In January of 1945, as the guns of the approaching Russian army could be heard to the east of Krenau, the Laabs family’s dramatic escape from Poland is fit for the wide-screen movie magic of a major Hollywood director. As their crowded train lurched out of Poland and into Germany, I wondered how close Eycke might have come to passing fellow youngster Elie Wiesel who was being forced to slog his way to Buchenwald from Auschwitz, at first on foot, then in a boxcar at about that same time. And when her train passed through Dresden, hopelessly unable to accommodate all the Dresden folks desperately trying to get aboard, I wondered how close she might have been to POW Kurt Vonnegut who, in just one month, would find himself one of the few survivors of the devastating fire-bombing of Dresden. Placing these names in my mind helped me bring back into human scale the mind-numbing volume of concentration camp tortures and murders. It helped me think of individuals like you and me—with our special hopes, plans, decent lives to live—simply obliterated, either indiscriminately in fire-bombings or in deliberate acts based on the perverse conviction that some people simply do not deserve to live on our planet.
In 1972 Karl Laabs would be honored by the Federal Republic of Germany for his anti-fascist stand, for saving Jews, and for rebuilding a democratic Germany; and in 1981, he was posthumously named a Righteous Gentile and awarded the Medal of Honor awarded by Yad Vashem, the Holocaust Memorial for the Martyrs’ and Heroes’ Remembrance Authority in Jerusalem. The Holocaust Museum in Washington, D. C. includes his name among those heroes listed on its Wall of Remembrance.
After Auschwitz the world shouted, “Never again!” But wholesale senseless pain and anguish continued—including the Killing Fields in Cambodia, ethnic cleansings in Rwanda, Bosnia, Darfur, and the shameful torture of fellow humans in shoddy little CIA hideouts and in grimy prisons like Abu Ghraib and Guantanamo.

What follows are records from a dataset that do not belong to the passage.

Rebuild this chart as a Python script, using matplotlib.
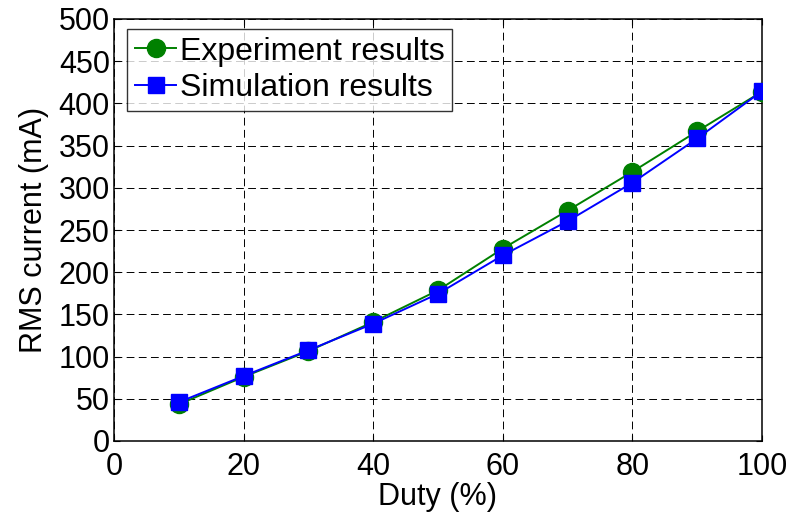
import matplotlib.pyplot as plt

plt.rcParams['font.family'] = ['Liberation Sans', 'DejaVu Sans']

duty = [10, 20, 30, 40, 50, 60, 70, 80, 90, 100]
experiment = [43.5, 76, 106.5, 141, 178.5, 228, 273, 319, 367, 414]
simulation = [46, 77, 107.5, 139, 174.5, 220, 260.5, 306, 358.5, 414.5]

fig = plt.figure(figsize=(7.95, 5.19), dpi=100)
ax = fig.add_axes([114 / 795, 1 - 441 / 519, 648 / 795, 422 / 519])

ax.plot(duty, experiment, color='green', lw=1.4, marker='o', ms=13,
        label='Experiment results', zorder=3)
ax.plot(duty, simulation, color='blue', lw=1.4, marker='s', ms=11,
        label='Simulation results', zorder=4)

ax.set_xlim(0, 100)
ax.set_ylim(0, 500)
ax.set_xticks(range(0, 101, 20))
ax.set_yticks(range(0, 501, 50))
ax.grid(True, color='black', ls=(0, (8, 4.5)), lw=0.7)
ax.tick_params(direction='in', length=4.5, width=0.8, labelsize=22,
               top=True, right=True, pad=3)
ax.tick_params(axis='x', pad=8)
for s in ax.spines.values():
    s.set_linewidth(1.1)

ax.set_xlabel('Duty (%)', fontsize=22, labelpad=0)
ax.set_ylabel('RMS current (mA)', fontsize=22, labelpad=7)

leg = ax.legend(loc='upper left', fontsize=23, frameon=True, fancybox=False,
                edgecolor='black', borderpad=0.25, labelspacing=0.2,
                handlelength=1.3, handletextpad=0.1, borderaxespad=0.3,
                bbox_to_anchor=(0.005, 1.0))
leg.get_frame().set_linewidth(1.0)

fig.savefig('out.png', dpi=100)
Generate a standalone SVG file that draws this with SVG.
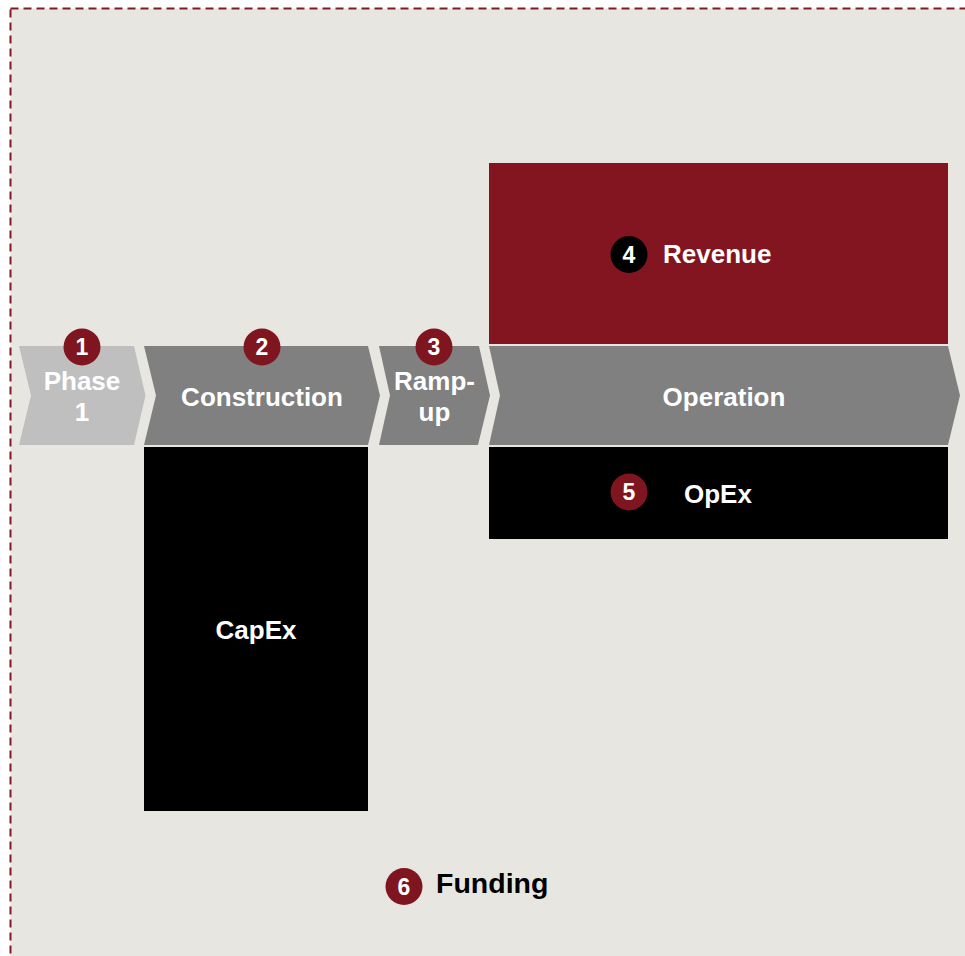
<svg xmlns="http://www.w3.org/2000/svg" width="965" height="956" viewBox="0 0 965 956">
<style>
.t{font-family:"Liberation Sans",Arial,sans-serif;font-weight:bold;font-size:26px;fill:#ffffff;text-anchor:middle}
.n{font-family:"Liberation Sans",Arial,sans-serif;font-weight:bold;font-size:23px;fill:#ffffff;text-anchor:middle}
.c{fill:#7F151F}
</style>
<rect x="0" y="0" width="965" height="956" fill="#ffffff"/>
<rect x="10.5" y="8.5" width="1000" height="1000" fill="#E8E6E1" stroke="#821A25" stroke-width="2" stroke-dasharray="8 5"/>
<g id="revenue">
<rect x="489" y="163" width="459" height="181" fill="#821520"/>
<circle cx="629" cy="254.5" r="18.5" fill="#000000"/>
<text class="n" x="629" y="262.8">4</text>
<text class="t" x="663" y="263" style="text-anchor:start">Revenue</text>
</g>
<g id="phase1">
<polygon points="19,346 134,346 145.5,395.5 134,445 19,445 31,395.5" fill="#BFBFBF"/>
<text class="t" x="82" y="390">Phase</text>
<text class="t" x="82" y="421">1</text>
<circle class="c" cx="82" cy="347" r="18.5"/>
<text class="n" x="82" y="355.3">1</text>
</g>
<g id="construction">
<polygon points="144,346 368,346 380,395.5 368,445 144,445 156,395.5" fill="#808080"/>
<text class="t" x="262" y="406">Construction</text>
<circle class="c" cx="262" cy="347" r="18.5"/>
<text class="n" x="262" y="355.3">2</text>
</g>
<g id="rampup">
<polygon points="379,346 479,346 490,395.5 478,445 379,445 390,395.5" fill="#808080"/>
<text class="t" x="434.5" y="390">Ramp-</text>
<text class="t" x="434.5" y="421">up</text>
<circle class="c" cx="434" cy="347" r="18.5"/>
<text class="n" x="434" y="355.3">3</text>
</g>
<g id="operation">
<polygon points="489,346 948,346 960,395.5 948,445 489,445 500,395.5" fill="#808080"/>
<text class="t" x="724" y="406">Operation</text>
</g>
<g id="capex">
<rect x="144" y="447" width="224" height="364" fill="#000000"/>
<text class="t" x="256" y="639">CapEx</text>
</g>
<g id="opex">
<rect x="489" y="447" width="459" height="92" fill="#000000"/>
<circle class="c" cx="629" cy="492" r="18.5"/>
<text class="n" x="629" y="500.3">5</text>
<text class="t" x="684" y="503" style="text-anchor:start">OpEx</text>
</g>
<g id="funding">
<circle class="c" cx="404" cy="886.5" r="18.5"/>
<text class="n" x="404" y="894.8">6</text>
<text class="t" x="436" y="893" style="text-anchor:start;fill:#000000;font-size:28.5px">Funding</text>
</g>
<g id="connectors"></g>
</svg>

It is still fitting to declare “Never again!” Strickland’s important memoir strikes a new flame of hope in our hearts.
–- Charles Burgess, Professor Emeritus, University of Washington, Seattle, WA.
* * *
As I continue to think about “Eyes are Watching, Ears are Listening,” I would have to agree with other readers, who are enthralled with the point of view of the girl child Eycke. The stories of her everyday life and adventures and fears and family interactions felt familiar in many ways even though the setting was so obviously different from those of us who grew up in America. Maybe part of why the book is so engaging is that a child’s experience, conflicted emotions, and struggle to make sense of the world can feel so universal. Given the enormity and historical context of Eycke’s experience and how she and her family were able to somehow survive, make sense of, and even thrive in a world of unspeakable horror, this memoir is an honor to read. I am not sure that I want to use the word “haunting”, but Eycke’s story is staying with me. Maybe in addition to the child’s point of view, the other reason it stays with me is the sense of humanity that permeates the book. Eycke puts such a human and lovable face on what was, after all, our “enemy” in World War II. Perhaps we need to be reminded of that perspective as we try to navigate our current crazy world. That perspective is subtle, ever present, and ultimately compelling.
–-Ann Dacy, Bend, OR.
* * *
“Eyes are Watching, Ears are Listening.” Eycke Strickland is an outstanding and gifted author. Bald truth crackles from the first to the last sentence. Her memoir is unvarnished, bitter, cutting. Yet, it has a solemn beauty. The author has made her heart and soul transparent for the reader. It is not easy to accept such a gift. I suspect not easy to give, either.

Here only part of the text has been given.